What happened
The Seventh Circuit affirmed a Central District of Illinois ruling refusing to dismiss Babajide Adefusi's wire fraud conspiracy case, holding that his earlier Southern District of Texas plea deal did not shield him from prosecution by a different U.S. Attorney's Office.
The panel said the Texas agreement was unambiguous when read as a whole, even though one paragraph referred to promises by the "United States." Paragraph 11's limiting language controlled, the court said, because the "plea agreement binds only" the U.S. Attorney's Office for the Southern District of Texas and did not bind any other U.S. Attorney.

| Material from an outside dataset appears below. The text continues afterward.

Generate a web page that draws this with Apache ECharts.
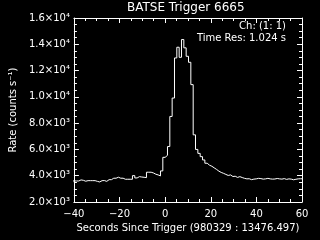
<!DOCTYPE html>
<html>
<head>
<meta charset="utf-8">
<script src="https://cdn.jsdelivr.net/npm/echarts@6/dist/echarts.min.js"></script>
<style>
html,body{margin:0;padding:0;background:#000;}
#c{width:320px;height:240px;}
</style>
</head>
<body>
<div id="c"></div>
<script>
// Data (rate in counts/s per 1.024 s bin)
const titleText = 'BATSE Trigger 6665';
const xName = 'Seconds Since Trigger (980329 : 13476.497)';
const yName = 'Rate (counts s\u207B\u00B9)';
const infoLines = ['Ch: (1: 1)', 'Time Res: 1.024 s'];
const binWidth = 1.024;
const firstBinIndex = -40; // first bin starts at -40 * 1.024 s
const rates = [
  3600, 3600, 3600, 3680, 3650, 3580, 3625, 3625, 3625, 3625,
  3570, 3525, 3625, 3630, 3570, 3700, 3700, 3810, 3810, 3885,
  3810, 3810, 3730, 3730, 3730, 3730, 4005, 3830, 3930, 3900,
  3880, 3855, 4265, 4265, 4210, 4115, 4060, 3985, 4365, 5400,
  5550, 6220, 8510, 9910, 12960, 13775, 13010, 14360, 13730, 13085,
  12630, 10930, 7110, 6000, 5700, 5450, 5200, 4950, 4800, 4720,
  4600, 4480, 4350, 4250, 4180, 4100, 4020, 4060, 3940, 3960,
  3870, 3930, 3860, 3800, 3760, 3770, 3700, 3740, 3760, 3800,
  3780, 3740, 3760, 3800, 3760, 3740, 3750, 3790, 3760, 3740,
  3780, 3720, 3760, 3740, 3690, 3730, 3760, 3770, 3760
];
const xMin = -40, xMax = 60, xStep = 20;
const yMin = 2000, yMax = 16000, yStep = 2000;

const supMap = {'0':'\u2070','1':'\u00B9','2':'\u00B2','3':'\u00B3','4':'\u2074','5':'\u2075','6':'\u2076','7':'\u2077','8':'\u2078','9':'\u2079'};
function sciLabel(v) {
  const e = Math.floor(Math.log10(v) + 1e-9);
  const m = v / Math.pow(10, e);
  return m.toFixed(1) + '\u00D710' + String(e).split('').map(c => supMap[c]).join('');
}

const seriesData = rates.map((r, i) => [(firstBinIndex + i) * binWidth, r]);
seriesData.push([(firstBinIndex + rates.length) * binWidth, rates[rates.length - 1]]);

const FONT = 'DejaVu Sans';
const W = '#ffffff';
const gridL = 72, gridR = 18, gridT = 18, gridB = 38;

function xAx(pos, showLabel) {
  return {
    type: 'value', position: pos, min: xMin, max: xMax, interval: xStep,
    axisLine: {show: true, onZero: false, lineStyle: {color: W, width: 1}},
    axisTick: {show: true, inside: true, length: 5, lineStyle: {color: W, width: 1}},
    minorTick: {show: true, splitNumber: 4, length: 3, lineStyle: {color: W, width: 1}},
    splitLine: {show: false},
    axisLabel: {show: showLabel, color: W, fontFamily: FONT, fontSize: 10, margin: 7,
      formatter: v => String(v).replace('-', '\u2212')},
    name: showLabel ? xName : '', nameLocation: 'middle', nameGap: 18,
    nameTextStyle: {color: W, fontFamily: FONT, fontSize: 10}
  };
}
function yAx(pos, showLabel) {
  return {
    type: 'value', position: pos, min: yMin, max: yMax, interval: yStep,
    axisLine: {show: true, onZero: false, lineStyle: {color: W, width: 1}},
    axisTick: {show: true, inside: true, length: 5, lineStyle: {color: W, width: 1}},
    minorTick: {show: true, splitNumber: 4, length: 3, lineStyle: {color: W, width: 1}},
    splitLine: {show: false},
    axisLabel: {show: showLabel, color: W, fontFamily: FONT, fontSize: 10, margin: 4,
      formatter: v => sciLabel(v)},
    name: showLabel ? yName : '', nameLocation: 'middle', nameGap: 50,
    nameTextStyle: {color: W, fontFamily: FONT, fontSize: 10}
  };
}

const chart = echarts.init(document.getElementById('c'), null, {renderer: 'canvas'});
chart.setOption({
  backgroundColor: '#000000',
  animation: false,
  grid: {left: gridL, right: gridR, top: gridT, bottom: gridB, containLabel: false},
  xAxis: [xAx('bottom', true), xAx('top', false)],
  yAxis: [yAx('left', true), yAx('right', false)],
  graphic: [
    {type: 'text', left: 187 - 60, top: 2, style: {text: titleText, fill: W, font: '12px "DejaVu Sans"', width: 120, align: 'center'}},
    {type: 'text', right: 320 - 286, top: 21, style: {text: infoLines[0], fill: W, font: '10px "DejaVu Sans"'}},
    {type: 'text', right: 320 - 286, top: 33, style: {text: infoLines[1], fill: W, font: '10px "DejaVu Sans"'}}
  ],
  series: [{
    type: 'line', xAxisIndex: 0, yAxisIndex: 0, step: 'end', symbol: 'none',
    data: seriesData, clip: true,
    lineStyle: {color: W, width: 1}
  }]
});
</script>
</body>
</html>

The dispute arose from Adefusi's 2018 guilty plea in Texas to aiding and abetting passport fraud. According to the opinion, that case involved counterfeit passports bearing his photograph but different names, bank accounts opened in the Houston area, and fraudulently obtained funds tied to internet scams.
Federal prosecutors in Illinois later charged Adefusi and others with conspiring from March to October 2018 to defraud E-MedRx, a Springfield pharmacy services and billing company. The superseding indictment alleged that conspirators caused funds meant for pharmacies to be wired to accounts they controlled, with fraudulent transfers totaling $365,467.75.
Adefusi argued the Illinois case overlapped with the earlier Texas matter and breached the Texas plea agreement's promise not to pursue additional charges arising from the passport fraud scheme. The district court rejected that argument, accepted Adefusi's conditional guilty plea and sentenced him to 24 months in prison while preserving his right to appeal the dismissal ruling.
Writing for the panel, Judge Doris L. Pryor said ordinary contract principles apply to plea agreements, but the agreement had to be read as a whole. The court rejected Adefusi's contention that two neighboring paragraphs created separate promises, one binding all U.S. Attorney's Offices and another binding only the Southern District of Texas, because that reading would make the limiting paragraph meaningless.
The panel also declined to consider extrinsic evidence, including arguments about whether one U.S. Attorney's Office could bind another without prior approval, because it found no ambiguity in the written agreement. The opinion acknowledged a circuit split over ambiguous references to "the United States" or "the government" in plea agreements, but said those nuances did not matter because Adefusi's agreement expressly limited who was bound.
The ruling leaves Adefusi's Illinois conviction in place and gives federal prosecutors within the Seventh Circuit a clear reminder that express office-specific language in a plea agreement can defeat later arguments that the deal constrained prosecutors in another district.